I have seen tremendous change over the past six months or so. "Gurus" are becoming more aggressive and blatantly over the top in their marketing strategies particularly to newbies and people are eating it up. My in-box is flooded with emails having the same subject line from jv partners of the same product launch.
Who is to blame?
You may not like the answer, but I would say its mostly the gullible newbies. Yes, the "gurus" have often been misleading in their marketing, but if the market wasn't their, they wouldn't continue with such force. Consumers can stop it by putting away their credit cards and taking a deep breath before making a purchase. The 24 hour rule works fine. Haste equals waste.
But more important, use common sense. I've been following a huge number of posts that have bashed a particular CPA product that cost $2,000. Allegedly, 3600 people bought into this product. I can't comment on the product because I opted not to buy it, but a little logic would have gone a long way.

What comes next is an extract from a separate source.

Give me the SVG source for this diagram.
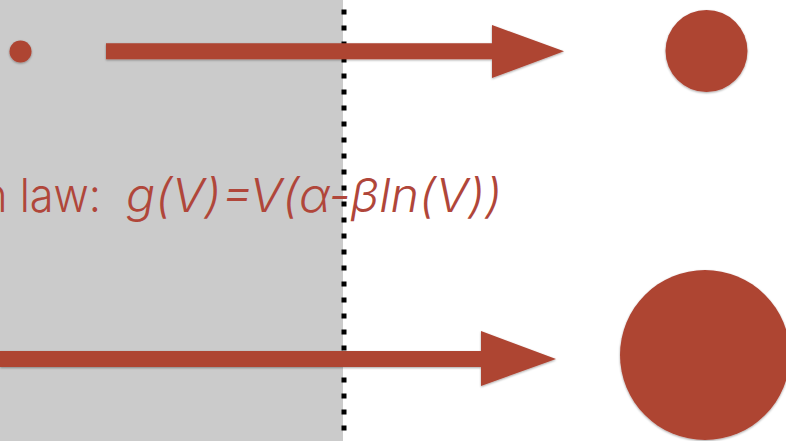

There headline claimed that the product "shows you how to make $50,000 to $100,000 per day...".
Ladies and gents, how could anyone believe that for a second? Do the math, that is $18-$36 million per year. If I had a system that made that kind of money I would certainly not share it with anyone. And if I felt the market could sustain more, I would just hire people to make more. It doesn't make sense.
Sure, if I had to venture a guess, they were deceptive. My guess is they did that once or at best, on an occasion. But even if it were true for them, they certainly couldn't have believed that they could teach many others to do the same. The FTC test for deceptive marketing is that the message has to be true for the majority.
There are a ton of examples in the IM world just like this one. And the claims are getting wilder ever day.
I noticed that up until about 6 months ago, the basic rule was to give free, great content leading up to a launch. I learned a great deal from people that I never bought anything from. But if I did buy, I would have at least felt that they earned my business (dinner before the nightcap). Now, it doesn't seem like many "gurus" are wasting their time delivering good content unless it comes with a catch. It all started with the trend of giving something away for free (kinda) but having it come with a trial subscription to a membership. The burden was on the consumer to opt out.
Of course, the offerers made a bet that the majority of people being what they are, would fail to opt out. They must have been right because since then, that tactic has become the trend.
What can we do about this? How about just saying no. Stop chasing the new latest and greatest thing. I hate to say it but without newbie wanna bees this market would not exist.
Building a business is not that easy. There are no magic formulas or systems. It requires good choices, good fortune, and usually hard work. Don't believe otherwise because the easy buck is the exception not the rule. I built my business to $6 million a year but that was after not earning a cent of income for a year and waffling on the bring for three years.
The internet has made the process somewhat less treacherous, but it should never be thought of as easy.
Want an education? Go to Amazon and buy business books. Read Entrepreneur and Inc. magazine. Learn business. Sound concepts are true whether the business lives online, offline, or both. It will lead to better decisions and that is the key to business. It is all about finding a marketplace and giving them what they want. Don't blame the "gurus" for doing just that. They have found a marketplace of people looking to have sunshine blown up their butts and they have successfully delivered that. Now if you want to really build a business, become business people.